The film opened throughout Europe before going into limited release in the US on 27 April 2001, following an earlier showing at the Palm Springs International Film Festival. It opened on five screens and earned $90,170 on its opening weekend. At its widest release in the US, it played in 117 theaters. It eventually grossed $3,050,532 in the US and $2,703,146 in foreign markets for a total worldwide box office of $5,753,678.

==Critical reception==
The Golden Bowl received mixed to positive reviews.

The New York Times observed, "In translating the novel into a film, the producer Ismail Merchant, his directing partner, James Ivory, and their favorite screenwriter, Ruth Prawer Jhabvala, have made a movie that's an ambitious, profoundly ambiguous statement about their own passion for the cultivated, high-culture sensibility epitomized by James and E. M. Forster, as opposed to the cruder mass culture that has eclipsed these literary heroes . . . Much of the dialogue in Ms. Jhabvala's carefully wrought screenplay voices feelings that remain unspoken in the novel, and this is the movie's biggest problem.
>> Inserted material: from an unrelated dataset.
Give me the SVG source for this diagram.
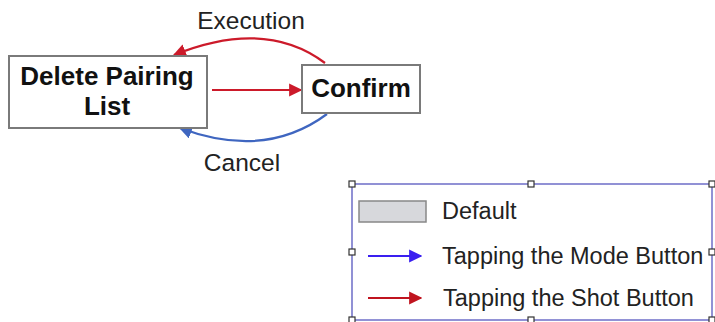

No matter how well the characters' thoughts have been translated into speech, the act of compressing their rich, complex inner lives into dialogue without resorting to voice-over narration inevitably tends to cheapen them and turn a drama about the revelation of hidden truths into the terser, more commonplace language of an intelligent soap opera."

Roger Ebert of the Chicago Sun-Times observed, "I admired this movie. It kept me at arm's length, but that is where I am supposed to be; the characters are after all at arm's length from each other, and the tragedy of the story is implied but never spoken aloud. It will help, I think, to be familiar with the novel, or to make a leap of sympathy with the characters."

Mike Clark of USA Today rated the film two out of four stars and commented, "Too many dialogue exchanges sound like actors reading lines, and even the film's better performers seem to be acting in a vacuum. The movie establishes good will (or even great will) in the initial scenes because it's so gorgeous, but the rest is such a slog that even the revealed significance of the title artifact elicits a shrug."

Emanuel Levy of Variety called the film "vastly uneven, with some wonderful period touches but also more than a few tedious moments," "tasteful, diffident and decorous," and "a deliberately paced literary film that takes too long to build narrative momentum and explore its central dramatic conflicts." He added, "James' deft portrait of human frailty and his experimentation in narrative mode only intermittently find vivid expression in the work of Ivory and screenwriter Prawer Jhabvala. Everything in the film, particularly in the last reel, is spelled out in an explicit, literal manner . . . Production values, particularly Andrew Sanders' design and John Bright's costumes, are exquisite, but they decorate a film that's too slow and only sporadically involving."

==Awards and nominations==
James Ivory was nominated for the Palme d'Or at the 2000 Cannes Film Festival. Production designer Andrew Sanders won the Evening Standard British Film Award for Best Technical/Artistic Achievement.

==Home media==
The Region 1 DVD was released on 6 November 2001. The film is in anamorphic widescreen format, with audio tracks in English and French, and subtitles in English and Spanish. The only bonus feature is the original theatrical trailer.